-- START Records provided --

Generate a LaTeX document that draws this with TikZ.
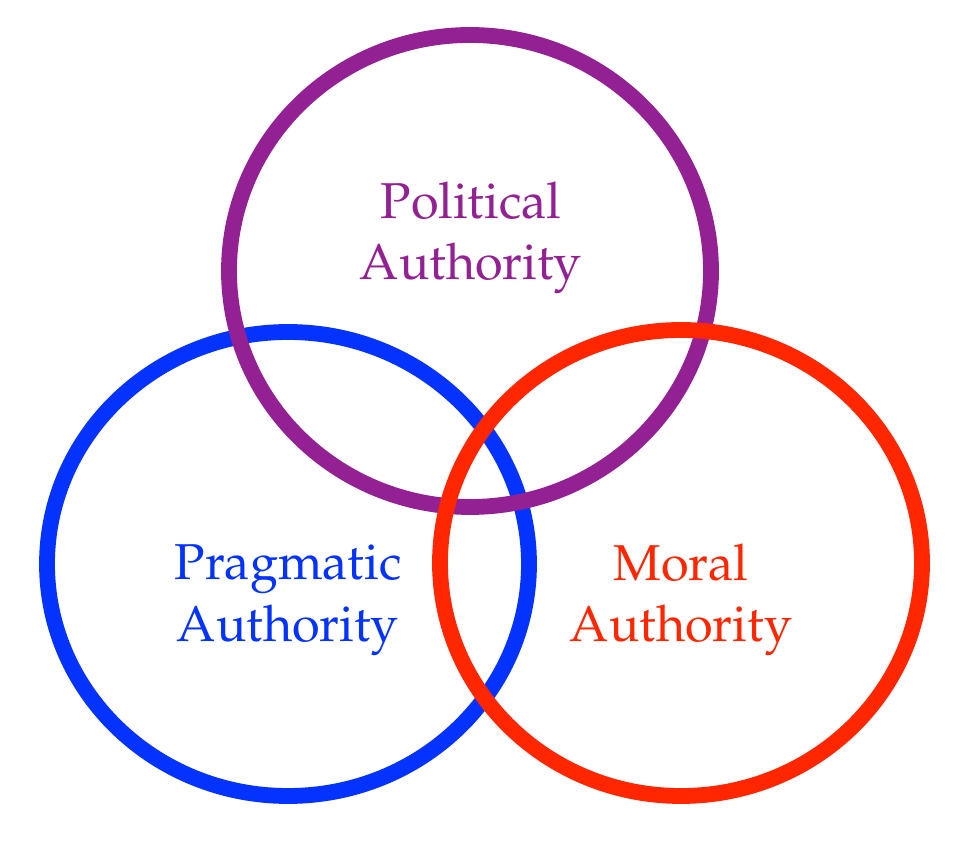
\documentclass[tikz,border=0pt]{standalone}
\usepackage[T1]{fontenc}
\usepackage{mathpazo}
\definecolor{pragblue}{HTML}{0433FF}
\definecolor{polpurple}{HTML}{942193}
\definecolor{moralred}{HTML}{FF2600}
\tikzset{
    ring/.style={draw=#1, line width=9pt},
    label/.style={align=center, text=#1, font=\fontsize{28.7}{35}\selectfont}
}

\begin{document}
\begin{tikzpicture}
    \useasboundingbox (0,0) rectangle (19.2,16.92);
    \draw[ring=pragblue] (5.76,5.64) ellipse (4.82cm and 4.64cm);
    \draw[ring=polpurple] (9.40,11.50) ellipse (4.82cm and 4.72cm);
    \draw[ring=moralred] (13.62,5.66) ellipse (4.82cm and 4.66cm);
    \node[label=polpurple] (political) at (9.42,12.16) {Political\\Authority};
    \node[label=pragblue] (pragmatic) at (5.76,4.92) {Pragmatic\\Authority};
    \node[label=moralred] (moral) at (13.62,4.92) {Moral\\Authority};
\end{tikzpicture}
\end{document}
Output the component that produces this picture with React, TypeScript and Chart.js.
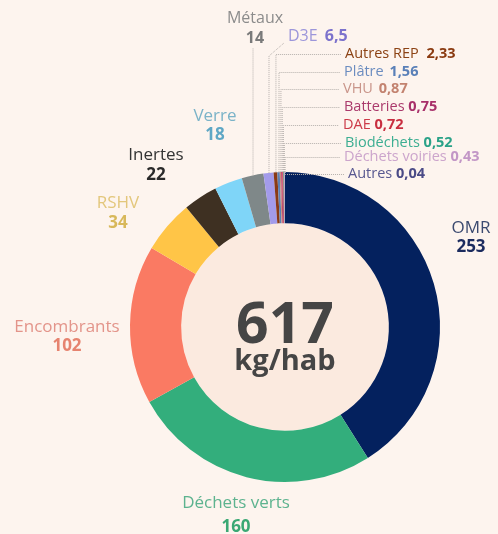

-- END Records provided --

**Exercise goal:** From the data above, gather every line that includes the word "this".

**Task response:**
Generate a LaTeX document that draws this with TikZ.
Output the component that produces this picture with React, TypeScript and Chart.js.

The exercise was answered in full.